И вот Леннон превратился в «кормящего отца». Эта не было блажью обезумевшего от счастья родителя или, во всяком случае, не только блажью. Применительно к Леннону выражение «кормящий отец» следовало воспринимать без кавычек, фигурально. В течение пяти лет — с рождения сына и почти до самой смерти — Леннон полностью отошел от всяких дел. Он нянчил ребенка, сам выпекал хлеб, делал собственноручно всю домашнюю, так называемую женскую работу. «Меня иногда спрашивали: «Хорошо, но чем вы еще (выделено Ленноном. — М. С.) занимаетесь?» — «Вы что, шутите? — отвечал я. — Дети и хлеб насущный — это вам подтвердит любая домохозяйка — требуют полной отдачи, а не работы На полставки. Приготовив обед, я чувствовал себя каким-то завоевателем и, глядя, как его уничтожали, думал про себя: господи Иисусе, разве я не заслуживаю золотого диска или звания пэра?»
Джон и Йоко поменялись местами. Пока Джон ходил за сыном, гладил белье и стряпал еду, Йоко вела все его дела, руководила граммофонными и издательскими компаниями «Эппл» и «Маклин», занималась помещением капитала и приобретением недвижимости, участвовала в скотоводческих торгах и в совещаниях с юристами… «Коровы много честнее юристов. Они дают молоко и мясо. А юристы загребают деньги и лакомятся лососиной за круглым столом в ресторане отеля «Плаза», — шутил Леннон.

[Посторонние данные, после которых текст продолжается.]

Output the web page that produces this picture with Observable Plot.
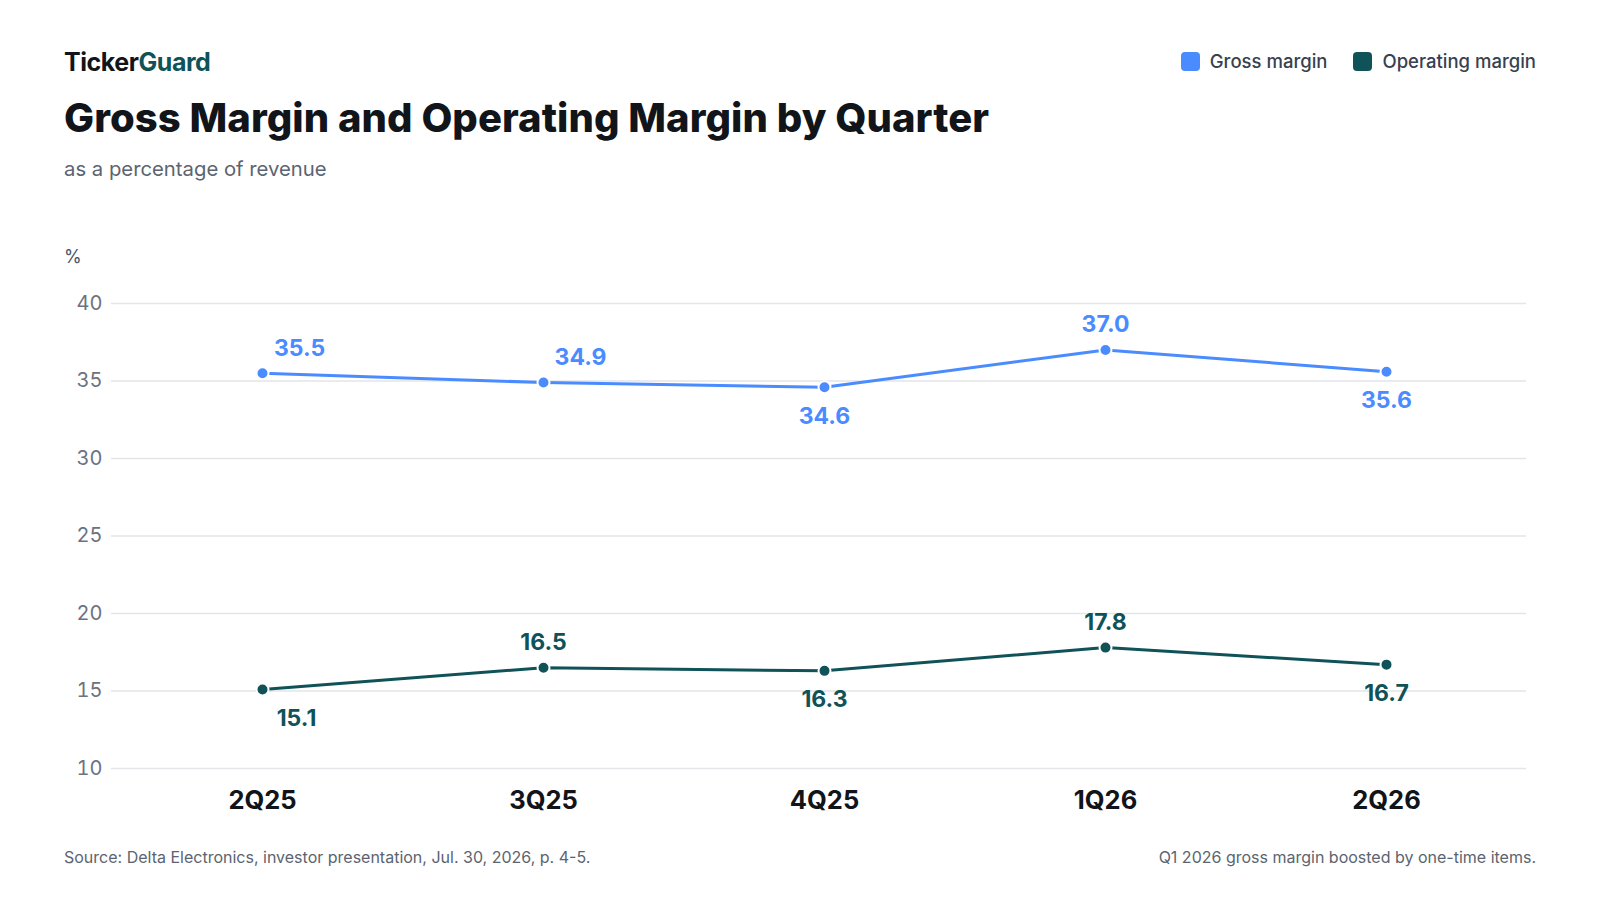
<!DOCTYPE html>
<html>
<head>
<meta charset="utf-8">
<script src="https://cdn.jsdelivr.net/npm/d3@7"></script>
<script src="https://cdn.jsdelivr.net/npm/@observablehq/plot@0.6"></script>
<style>
  body { margin: 0; background: #fff; font-family: Inter, "Noto Sans", sans-serif; }
  #page { position: relative; width: 1600px; height: 900px; overflow: hidden; }
  .brand { position: absolute; left: 64px; top: 47px; font-size: 25px; font-weight: 700; letter-spacing: -0.45px; color: #111418; }
  .brand span { color: #0f5257; }
  .title { position: absolute; left: 64px; top: 93px; font-size: 40px; font-weight: 800; letter-spacing: 0.06px; color: #111418; }
  .subtitle { position: absolute; left: 64px; top: 156px; font-size: 20.3px; color: #5b6470; }
  .legend { position: absolute; right: 64px; top: 50px; display: flex; gap: 26px; font-size: 18.5px; font-weight: 500; color: #374151; }
  .legend .item { display: flex; align-items: center; gap: 10px; }
  .legend .sw { width: 19px; height: 19px; border-radius: 4px; display: inline-block; }
  .unit { position: absolute; left: 64px; top: 246px; font-size: 18px; color: #4b5563; z-index: 2; }
  #chart { position: absolute; left: 0; top: 230px; z-index: 1; }
  .foot { position: absolute; top: 847px; font-size: 16px; color: #5b6470; }
</style>
</head>
<body>
<div id="page">
  <div class="brand">Ticker<span>Guard</span></div>
  <div class="title">Gross Margin and Operating Margin by Quarter</div>
  <div class="subtitle">as a percentage of revenue</div>
  <div class="legend" id="legend"></div>
  <div id="chart"></div>
  <div class="unit">%</div>
  <div class="foot" style="left:64px">Source: Delta Electronics, investor presentation, Jul. 30, 2026, p. 4-5.</div>
  <div class="foot" style="right:64px">Q1 2026 gross margin boosted by one-time items.</div>
</div>
<script>
const quarters = ["2Q25", "3Q25", "4Q25", "1Q26", "2Q26"]
const grossMargin = [35.5, 34.9, 34.6, 37.0, 35.6]
const operatingMargin = [15.1, 16.5, 16.3, 17.8, 16.7]
// where each value label sits relative to its dot
const grossPlace = ["above-right", "above-right", "below", "above", "below"]
const operatingPlace = ["below-right", "above", "below", "above", "below"]
const seriesNames = ["Gross margin", "Operating margin"]
const seriesColors = ["#4a8cff", "#0f5257"]
const yTicks = [10, 15, 20, 25, 30, 35, 40]

const rows = []
quarters.forEach((q, i) => {
  rows.push({ quarter: q, value: grossMargin[i], series: seriesNames[0], place: grossPlace[i] })
  rows.push({ quarter: q, value: operatingMargin[i], series: seriesNames[1], place: operatingPlace[i] })
})

const colorOf = s => seriesColors[seriesNames.indexOf(s)]

d3.select("#legend").selectAll("div")
  .data(seriesNames)
  .join("div").attr("class", "item")
  .html((d, i) => `<span class="sw" style="background:${seriesColors[i]}"></span>${d}`)

const labelOffsets = {
  "above": { dx: 0, dy: -25 },
  "above-right": { dx: 37, dy: -25 },
  "below": { dx: 0, dy: 29 },
  "below-right": { dx: 34, dy: 29 }
}

const labelMarks = Object.entries(labelOffsets).map(([place, off]) =>
  Plot.text(rows.filter(d => d.place === place), {
    x: "quarter", y: "value",
    text: d => d.value.toFixed(1),
    fill: d => colorOf(d.series),
    dx: off.dx, dy: off.dy,
    fontSize: 23, fontWeight: 700
  })
)

const chart = Plot.plot({
  width: 1600,
  height: 600,
  marginLeft: 111,
  marginRight: 74,
  marginTop: 73,
  marginBottom: 62,
  x: { type: "point", domain: quarters, padding: 0.5, insetLeft: 10 },
  y: { domain: [10, 40] },
  style: { fontFamily: "Inter, 'Noto Sans', sans-serif", background: "transparent" },
  marks: [
    Plot.gridY(yTicks, { stroke: "#e3e5e8", strokeOpacity: 1, strokeWidth: 1.5 }),
    Plot.axisY(yTicks, { tickSize: 0, tickPadding: 9, fontSize: 20, color: "#6b7280", label: null }),
    Plot.axisX({ tickSize: 0, tickPadding: 22, fontSize: 25.5, fontWeight: 700, color: "#111418", label: null }),
    Plot.line(rows, { x: "quarter", y: "value", z: "series", stroke: d => colorOf(d.series), strokeWidth: 3 }),
    Plot.dot(rows, { x: "quarter", y: "value", r: 6, fill: d => colorOf(d.series), stroke: "white", strokeWidth: 2 }),
    ...labelMarks
  ]
})

document.getElementById("chart").append(chart)
</script>
</body>
</html>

Леннон не мог отказаться от своего богатства и одновременно не хотел вплотную соприкасаться с ним. Кроме того, Джон считал, что замаливает грехи перед слабым полом, к которому он раньше относился, говоря его же словами, как к «туалетной бумаге». Леннон утверждал, что нельзя искренне проповедовать, и тем более исповедовать, равноправие полов, не побывав долгое время в «шкуре женщины». К тому же, напоминали фрейдисты, детство самого Леннона прошло без отца, бросившего его чуть ли не со дня рождения. Так что сын замаливал не только свои грехи, по и отцовские. Однако и это тоже, по-моему, попахивало нехлюдовщиной.
Главное, как мне кажется, было в другом — Леннон бежал от внешнего мира в надежде обрести внутреннюю свободу, бежал от жестокой действительности, отчаявшись изменить ее к лучшему «революцией цветов», бежал, утомленный нанятостью перед одними и ангажированностью перед другими, бежал от тяжелых обязательств вожака своего поколения и от еще более тяжелой любви своих последователей, от обязанности кому-то служить, а кому-то прислуживать, от угрозы вновь превратиться в «битлза», впрягшись в ярмо пифагорейского круга.
Бог лишь аршин,
Которым мы мерим
Наши страдания…
Надо тянуть лямку,
Мечтам пришел конец.
А Шон, маленький Шон, был словно соломинка, связывавшая его с жизнью и одновременно скрашивавшая отказ от нее. И, кто знает, быть может, Леннон предчувствовал, что недолго придется ему пить счастье отцовства через эту соломинку и поэтому пытался вместить в годы десятилетия любви, не разлучаться ни на минуту перед неизбежной разлукой навеки…
По бесконечной анфиладе комнат — их было 25 — бродил, затворившись в волшебный замок готической «Дакоты», Джон Леннон — «кормящий отец», в линялых джинсах и мятой тенниске. Сквозь окна, тоже готические, были видны небоскребы отелей «Американа» и «Эссекс-хауз», а еще дальше — шпиль «Крайслер-билдинг», заслоняемого штаб-квартирой «Пан-Америкэн». Нью-йоркского неба видно не было. Его заменяли потолки комнат, разрисованные синими облаками. Дремали кактусы на подоконниках и причудливые картины де Куниига на стенах. Рояль «Стенвей» стоял недотрогой во всей своей белой девственности. Его крышка поднималась не чаще, чем крышка саркофага в гостиной, саркофага, который он вывез из Египта. В «Дакоте» все было, как в его старой балладе «Нигдешний человек»:
Он настоящий нигдешний человек,
Сидящий в своей нигдешней стране,
Строящий свои нигдешние планы
Для никого.
Убежать, скрыться от внешнего мира — не столь уж хитрая штука. Куда сложнее убежать от самого себя. Конечно, можно не открывать крышку рояля, не брать в руки гитару, но как изгнать музыку из головы? Какими ставнями загородить от нее душу? Мыслю, следовательно — существую. Пока человек мыслит, он еще не совсем «нигдешний», он все-таки где-то находится. Хотя бы в мыслях своих. Воздушные замки — тоже архитектура, в них тоже живут.